J'ai eu l'occasion d'approcher le premier cadran solaire pour une restauration en 1982. Objet que j'abordais parmi d'autres, avec une exigence de restaurateur acquise en Italie puis à Paris (fresques et sculptures).
En Ubaye, finalement, je suis devenu 'cadranier'. Le décalage de ce métier est éclairé sous plusieurs angles : l'histoire des sciences, les techniques, le puits sans fond des récits vécus ou imaginaires liés à la mesure du temps...
Je cherche une solution pour chaque situation, entre les jeux avec le vocabulaire des cadrans locaux, des exigences gnomoniques, la déontologique de restauration et les expérimentations artistiques... Ces instruments sont sur les marges d'une histoire de l'art populaire et sophistiquée. Leur destin est mouvementé : instruments quasiment "juridiques" à leur création ; stylistiquement différents selon les décennies qui vont du milieu du 18e siècle à la fin du 19e ; soutenant des fonctions d'affichage politique, moral ou religieux. Inusités au 20e siècle, les cadrans solaires redeviennent des instruments "signifiants" depuis 30 ans.
Un cadran solaire est souvent composé de tracé(s) horaire(s), d’un principe formel et d’une maxime plus ou moins sentencieuse ou ironique.

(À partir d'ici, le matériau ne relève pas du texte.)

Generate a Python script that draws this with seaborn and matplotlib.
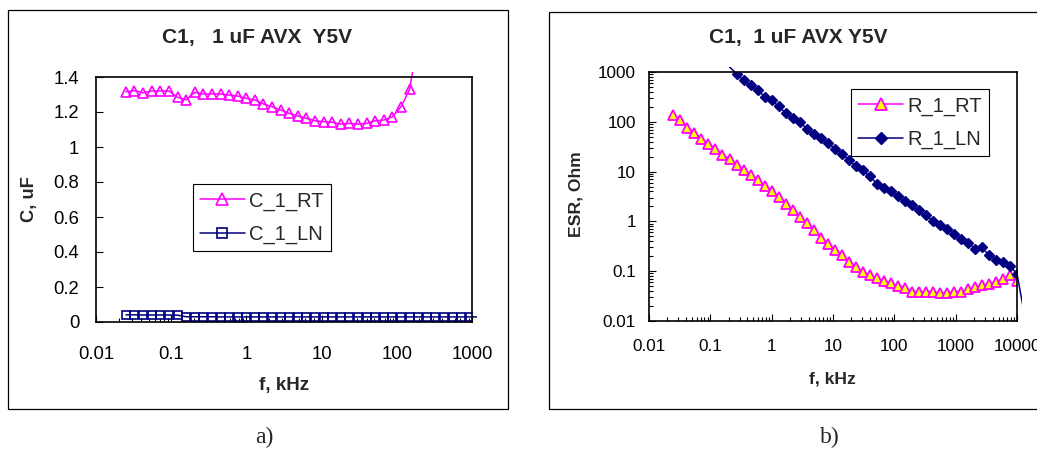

Ce triangle de composantes marque sa spécificité formelle et définit une "manière instrumentale" qui m'aide à comprendre l'art (en admettant l'hypothèse de Marcel Duchamp "qu'une oeuvre puisse ne pas être d'Art"): les
cadrans fonctionnent comme 'machines à regarder', comme de petits moulins à métaphores, en mode mineur. Dans les Ambassadeurs d’Holbein, apparaît un écart qui illustre cela, entre l’anamorphose du crâne et les objets disposés sur le meuble : le crâne déformé est au-delà de la peinture, installé dans un dépassement critique du réel et de la vision ; les instruments sur l’étagère racontent des usages, des savoirs et des jeux. Parmi eux, des cadrans.